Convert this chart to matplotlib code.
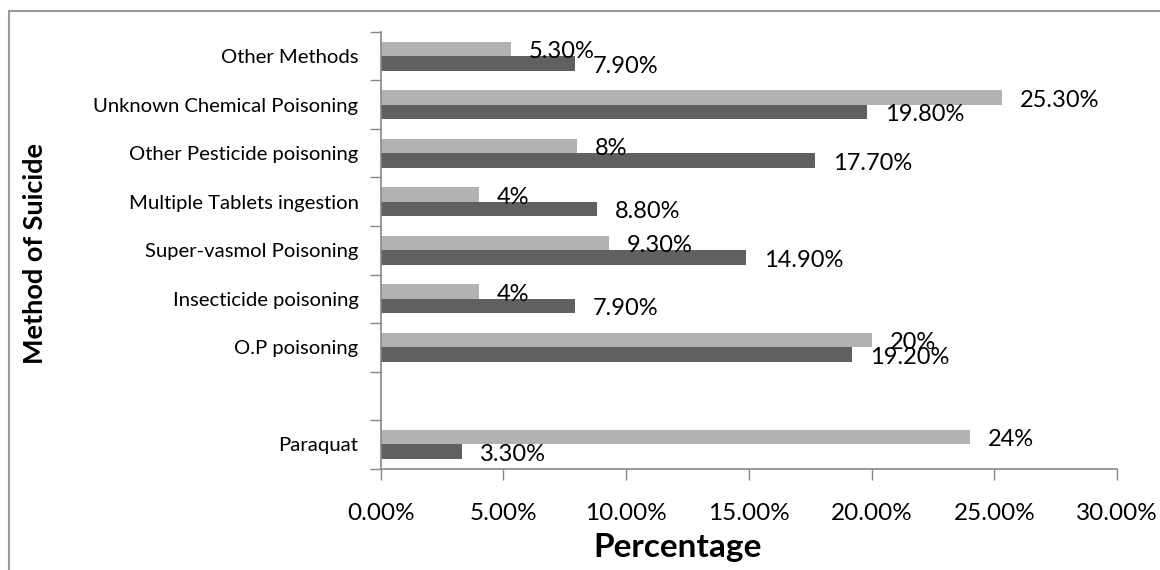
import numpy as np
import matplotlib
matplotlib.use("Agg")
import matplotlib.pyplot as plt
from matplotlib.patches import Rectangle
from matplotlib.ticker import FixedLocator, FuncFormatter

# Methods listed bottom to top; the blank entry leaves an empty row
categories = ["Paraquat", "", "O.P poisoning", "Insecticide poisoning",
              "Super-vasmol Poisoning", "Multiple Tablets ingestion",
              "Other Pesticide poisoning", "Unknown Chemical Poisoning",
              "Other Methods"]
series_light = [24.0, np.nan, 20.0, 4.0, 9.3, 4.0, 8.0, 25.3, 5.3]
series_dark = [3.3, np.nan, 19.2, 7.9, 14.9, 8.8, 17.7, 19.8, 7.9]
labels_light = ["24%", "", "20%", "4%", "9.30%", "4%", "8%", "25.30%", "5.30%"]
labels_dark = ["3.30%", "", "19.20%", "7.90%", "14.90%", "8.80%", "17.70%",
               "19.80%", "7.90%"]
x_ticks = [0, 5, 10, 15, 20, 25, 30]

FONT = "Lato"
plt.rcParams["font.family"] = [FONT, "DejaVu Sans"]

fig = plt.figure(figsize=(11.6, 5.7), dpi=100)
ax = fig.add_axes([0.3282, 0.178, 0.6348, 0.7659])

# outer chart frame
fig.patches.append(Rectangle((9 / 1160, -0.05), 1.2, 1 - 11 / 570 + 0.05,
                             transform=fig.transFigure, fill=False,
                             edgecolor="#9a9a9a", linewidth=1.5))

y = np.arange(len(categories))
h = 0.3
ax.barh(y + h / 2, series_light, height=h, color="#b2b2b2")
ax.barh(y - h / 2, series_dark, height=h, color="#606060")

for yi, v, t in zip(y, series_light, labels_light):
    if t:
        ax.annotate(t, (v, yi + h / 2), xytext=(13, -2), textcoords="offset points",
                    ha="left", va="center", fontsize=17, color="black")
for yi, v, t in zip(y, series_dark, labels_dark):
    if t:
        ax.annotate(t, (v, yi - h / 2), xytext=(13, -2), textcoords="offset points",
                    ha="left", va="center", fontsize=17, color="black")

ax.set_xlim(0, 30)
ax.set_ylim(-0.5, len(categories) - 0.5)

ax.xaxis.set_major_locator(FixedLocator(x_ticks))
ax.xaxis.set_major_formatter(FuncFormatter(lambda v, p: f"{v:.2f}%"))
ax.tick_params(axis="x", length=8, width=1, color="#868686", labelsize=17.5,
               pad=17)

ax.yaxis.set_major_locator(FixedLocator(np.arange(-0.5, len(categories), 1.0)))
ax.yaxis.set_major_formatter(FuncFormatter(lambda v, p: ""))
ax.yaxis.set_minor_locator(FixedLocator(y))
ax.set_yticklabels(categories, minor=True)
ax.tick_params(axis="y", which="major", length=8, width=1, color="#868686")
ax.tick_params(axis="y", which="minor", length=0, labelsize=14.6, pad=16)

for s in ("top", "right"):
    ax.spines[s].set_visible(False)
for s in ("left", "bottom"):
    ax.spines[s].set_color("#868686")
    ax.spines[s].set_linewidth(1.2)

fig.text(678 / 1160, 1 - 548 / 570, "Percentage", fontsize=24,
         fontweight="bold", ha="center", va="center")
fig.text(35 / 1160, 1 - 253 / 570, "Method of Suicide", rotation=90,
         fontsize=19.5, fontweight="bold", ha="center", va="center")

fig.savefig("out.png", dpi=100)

━━━━━━

PROBLEM → Pictures excluded, repeat exactly the lines from the top of the material through the line with "from matplotlib.ticker import", including both of those lines.

TASK RESULT →
Convert this chart to matplotlib code.
import numpy as np
import matplotlib
matplotlib.use("Agg")
import matplotlib.pyplot as plt
from matplotlib.patches import Rectangle
from matplotlib.ticker import FixedLocator, FuncFormatter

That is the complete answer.